- _Written task_: State only the count of lines in the listing below that hold "this".

- _Exercise material_:

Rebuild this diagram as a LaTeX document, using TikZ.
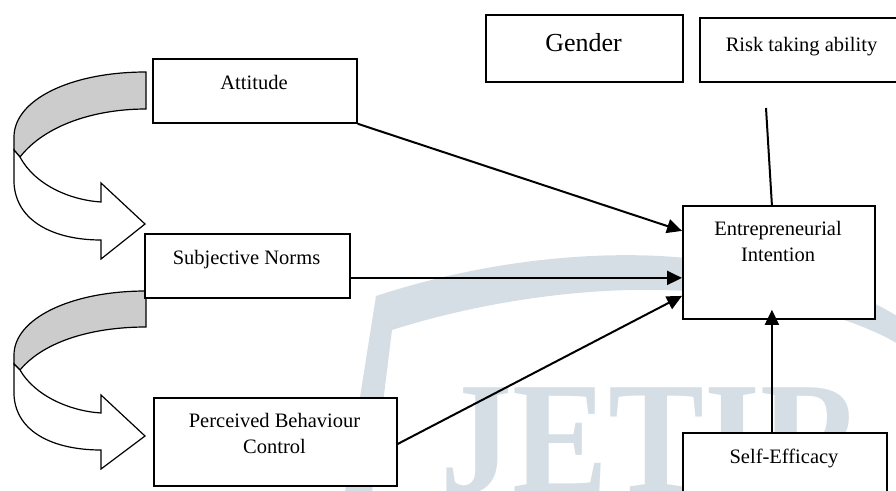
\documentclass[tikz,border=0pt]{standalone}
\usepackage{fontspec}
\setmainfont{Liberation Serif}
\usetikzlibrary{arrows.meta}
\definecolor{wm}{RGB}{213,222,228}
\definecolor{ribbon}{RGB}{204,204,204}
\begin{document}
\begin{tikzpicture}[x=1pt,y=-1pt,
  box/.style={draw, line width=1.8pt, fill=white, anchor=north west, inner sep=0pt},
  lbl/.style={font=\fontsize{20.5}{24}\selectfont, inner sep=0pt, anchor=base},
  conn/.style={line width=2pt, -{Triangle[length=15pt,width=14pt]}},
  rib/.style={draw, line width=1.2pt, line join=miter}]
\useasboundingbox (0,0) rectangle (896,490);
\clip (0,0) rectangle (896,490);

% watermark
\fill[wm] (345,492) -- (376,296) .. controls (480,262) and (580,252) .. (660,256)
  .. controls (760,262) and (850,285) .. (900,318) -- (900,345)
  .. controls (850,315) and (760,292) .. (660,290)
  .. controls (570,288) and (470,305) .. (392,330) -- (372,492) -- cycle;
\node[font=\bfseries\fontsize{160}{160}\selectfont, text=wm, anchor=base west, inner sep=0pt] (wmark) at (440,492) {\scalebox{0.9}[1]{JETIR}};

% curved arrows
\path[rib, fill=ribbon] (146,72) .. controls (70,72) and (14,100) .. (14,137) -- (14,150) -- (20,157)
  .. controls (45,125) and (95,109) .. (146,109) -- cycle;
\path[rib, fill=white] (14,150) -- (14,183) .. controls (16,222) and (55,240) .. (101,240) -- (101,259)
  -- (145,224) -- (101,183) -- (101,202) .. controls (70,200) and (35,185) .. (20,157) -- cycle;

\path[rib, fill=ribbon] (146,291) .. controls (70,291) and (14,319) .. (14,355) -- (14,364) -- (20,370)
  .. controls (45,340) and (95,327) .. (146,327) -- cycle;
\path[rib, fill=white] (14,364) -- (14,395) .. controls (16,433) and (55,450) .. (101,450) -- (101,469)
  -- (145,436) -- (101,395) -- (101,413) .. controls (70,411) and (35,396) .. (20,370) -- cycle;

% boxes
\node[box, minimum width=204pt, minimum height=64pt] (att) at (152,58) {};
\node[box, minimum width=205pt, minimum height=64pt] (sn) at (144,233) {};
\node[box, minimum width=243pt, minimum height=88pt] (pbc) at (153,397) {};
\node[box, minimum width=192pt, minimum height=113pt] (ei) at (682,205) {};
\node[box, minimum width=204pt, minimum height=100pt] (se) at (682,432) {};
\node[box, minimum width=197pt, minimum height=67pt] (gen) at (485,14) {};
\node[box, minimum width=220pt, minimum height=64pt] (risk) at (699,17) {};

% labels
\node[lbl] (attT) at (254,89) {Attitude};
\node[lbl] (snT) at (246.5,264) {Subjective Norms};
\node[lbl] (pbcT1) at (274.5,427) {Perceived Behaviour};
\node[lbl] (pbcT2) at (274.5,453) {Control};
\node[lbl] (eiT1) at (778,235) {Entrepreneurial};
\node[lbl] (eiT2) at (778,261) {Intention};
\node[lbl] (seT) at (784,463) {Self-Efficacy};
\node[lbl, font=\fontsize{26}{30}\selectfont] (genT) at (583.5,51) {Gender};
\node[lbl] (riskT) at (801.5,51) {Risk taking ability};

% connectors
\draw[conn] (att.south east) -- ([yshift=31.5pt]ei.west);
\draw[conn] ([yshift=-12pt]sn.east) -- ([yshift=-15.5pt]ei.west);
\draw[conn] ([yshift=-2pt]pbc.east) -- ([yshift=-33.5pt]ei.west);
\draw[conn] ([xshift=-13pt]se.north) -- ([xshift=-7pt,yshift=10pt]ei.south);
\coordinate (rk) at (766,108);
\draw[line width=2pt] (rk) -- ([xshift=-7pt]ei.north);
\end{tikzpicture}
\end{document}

---

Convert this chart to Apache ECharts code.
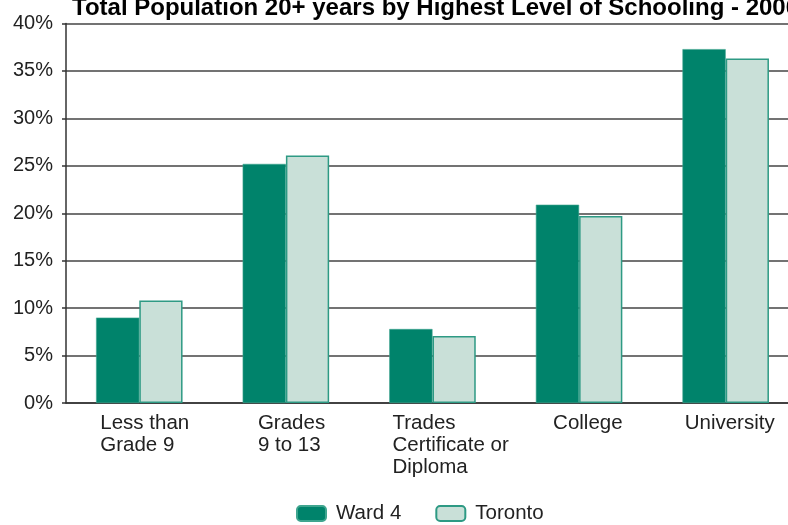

...

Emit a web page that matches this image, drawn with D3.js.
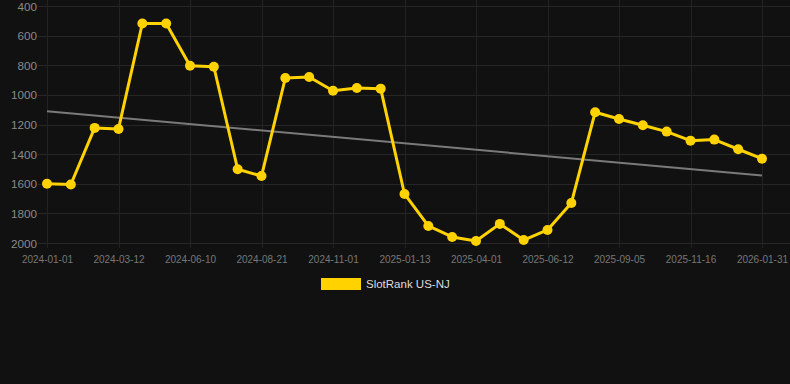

- _Expected answer_: 3